Task instructions: Every line below is to be copied exactly, with the pictures left out.

Collected material:
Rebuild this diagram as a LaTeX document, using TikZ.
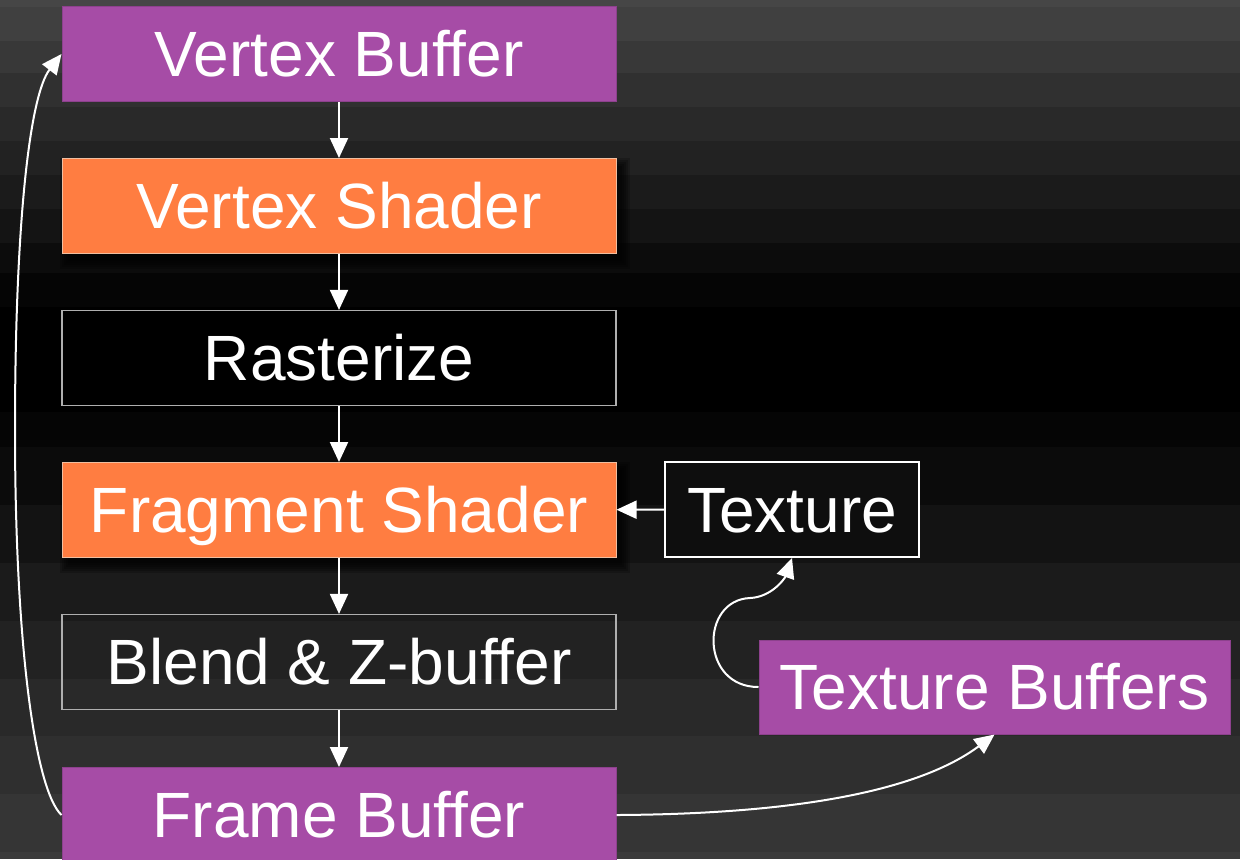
\documentclass[tikz,border=0pt]{standalone}
\usepackage{fontspec}
\setmainfont{Liberation Sans}
\usetikzlibrary{arrows.meta}
\definecolor{pbox}{RGB}{166,76,166}
\definecolor{obox}{RGB}{255,125,65}
\definecolor{oedge}{RGB}{240,190,160}
\definecolor{gedge}{RGB}{175,175,175}
\definecolor{texfill}{RGB}{14,14,14}
\begin{document}
\begin{tikzpicture}[x=0.5pt,y=-0.5pt,
  stage/.style={minimum width=277pt, minimum height=47.5pt, inner sep=0pt,
    text=white, font=\fontsize{32}{38}\selectfont, text height=22.9pt, text depth=0pt},
  purplebox/.style={stage, fill=pbox, draw=pbox!85!black, line width=0.5pt},
  orangebox/.style={stage, fill=obox, draw=oedge, line width=0.5pt},
  plainbox/.style={stage, draw=gedge, line width=0.6pt},
  flow/.style={draw=white, line width=1pt, -{Triangle[length=10pt,width=9pt]}},
  shadowlayer/.style={fill=black, opacity=0.2}
]
\useasboundingbox (0,0) rectangle (1240,859);
\clip (0,0) rectangle (1240,859);
% banded background
\foreach \a/\b/\g in {0/7/70, 7/41/64, 41/73/56, 73/107/48, 107/141/41, 141/175/34,
  175/209/27, 209/243/20, 243/273/12, 273/307/5, 307/412/0, 412/447/5, 447/505/11,
  505/563/19, 563/621/27, 621/679/34, 679/736/41, 736/794/47, 794/852/53, 852/859/59}{
  \definecolor{bandc}{RGB}{\g,\g,\g}
  \fill[bandc] (0,\a) rectangle (1240,\b);
}
% shadows of the shader boxes
\foreach \t in {158,462}{
  \foreach \k in {0,...,4}{
    \fill[shadowlayer] ({68-2*\k},{\t+8-2*\k}) rectangle ({622+2*\k},{\t+103+2*\k});
  }
}
% nodes
\node[purplebox] (vb) at (339,54) {Vertex Buffer};
\node[orangebox] (vs) at (339,206) {Vertex Shader};
\node[plainbox, fill=black] (ras) at (339,358) {Rasterize};
\node[orangebox] (fs) at (339,510) {Fragment Shader};
\node[plainbox] (bl) at (339,662) {Blend \& Z-buffer};
\node[purplebox] (fb) at (339,815) {Frame Buffer};
\node[stage, minimum width=127pt, minimum height=47.5pt, fill=texfill, draw=white, line width=1pt] (tex) at (792,509.5) {Texture};
\node[purplebox, minimum width=235.5pt, minimum height=47pt] (tb) at (994.5,687) {Texture Buffers};
% connectors
\draw[flow] (vb) -- (vs);
\draw[flow] (vs) -- (ras);
\draw[flow] (ras) -- (fs);
\draw[flow] (fs) -- (bl);
\draw[flow] (bl) -- (fb);
\draw[flow] (tex) -- (fs);
\coordinate (lmid) at (15,430);
\draw[flow] (fb.west) .. controls (35,790) and (15,645) .. (lmid)
  .. controls (15,220) and (30,95) .. (vb.west);
\coordinate (tmid) at (750,598);
\draw[flow] (tb.west) .. controls (700,687) and (700,600) .. (tmid)
  .. controls (772,597) and (785,578) .. (tex.south);
\draw[flow] (fb.east) .. controls (800,814) and (920,790) .. (tb.south);
\end{tikzpicture}
\end{document}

Answer to the task:
Rebuild this diagram as a LaTeX document, using TikZ.
\documentclass[tikz,border=0pt]{standalone}
\usepackage{fontspec}
\setmainfont{Liberation Sans}
\usetikzlibrary{arrows.meta}
\definecolor{pbox}{RGB}{166,76,166}
\definecolor{obox}{RGB}{255,125,65}
\definecolor{oedge}{RGB}{240,190,160}
\definecolor{gedge}{RGB}{175,175,175}
\definecolor{texfill}{RGB}{14,14,14}
\begin{document}
\begin{tikzpicture}[x=0.5pt,y=-0.5pt,
  stage/.style={minimum width=277pt, minimum height=47.5pt, inner sep=0pt,
    text=white, font=\fontsize{32}{38}\selectfont, text height=22.9pt, text depth=0pt},
  purplebox/.style={stage, fill=pbox, draw=pbox!85!black, line width=0.5pt},
  orangebox/.style={stage, fill=obox, draw=oedge, line width=0.5pt},
  plainbox/.style={stage, draw=gedge, line width=0.6pt},
  flow/.style={draw=white, line width=1pt, -{Triangle[length=10pt,width=9pt]}},
  shadowlayer/.style={fill=black, opacity=0.2}
]
\useasboundingbox (0,0) rectangle (1240,859);
\clip (0,0) rectangle (1240,859);
% banded background
\foreach \a/\b/\g in {0/7/70, 7/41/64, 41/73/56, 73/107/48, 107/141/41, 141/175/34,
  175/209/27, 209/243/20, 243/273/12, 273/307/5, 307/412/0, 412/447/5, 447/505/11,
  505/563/19, 563/621/27, 621/679/34, 679/736/41, 736/794/47, 794/852/53, 852/859/59}{
  \definecolor{bandc}{RGB}{\g,\g,\g}
  \fill[bandc] (0,\a) rectangle (1240,\b);
}
% shadows of the shader boxes
\foreach \t in {158,462}{
  \foreach \k in {0,...,4}{
    \fill[shadowlayer] ({68-2*\k},{\t+8-2*\k}) rectangle ({622+2*\k},{\t+103+2*\k});
  }
}
% nodes
\node[purplebox] (vb) at (339,54) {Vertex Buffer};
\node[orangebox] (vs) at (339,206) {Vertex Shader};
\node[plainbox, fill=black] (ras) at (339,358) {Rasterize};
\node[orangebox] (fs) at (339,510) {Fragment Shader};
\node[plainbox] (bl) at (339,662) {Blend \& Z-buffer};
\node[purplebox] (fb) at (339,815) {Frame Buffer};
\node[stage, minimum width=127pt, minimum height=47.5pt, fill=texfill, draw=white, line width=1pt] (tex) at (792,509.5) {Texture};
\node[purplebox, minimum width=235.5pt, minimum height=47pt] (tb) at (994.5,687) {Texture Buffers};
% connectors
\draw[flow] (vb) -- (vs);
\draw[flow] (vs) -- (ras);
\draw[flow] (ras) -- (fs);
\draw[flow] (fs) -- (bl);
\draw[flow] (bl) -- (fb);
\draw[flow] (tex) -- (fs);
\coordinate (lmid) at (15,430);
\draw[flow] (fb.west) .. controls (35,790) and (15,645) .. (lmid)
  .. controls (15,220) and (30,95) .. (vb.west);
\coordinate (tmid) at (750,598);
\draw[flow] (tb.west) .. controls (700,687) and (700,600) .. (tmid)
  .. controls (772,597) and (785,578) .. (tex.south);
\draw[flow] (fb.east) .. controls (800,814) and (920,790) .. (tb.south);
\end{tikzpicture}
\end{document}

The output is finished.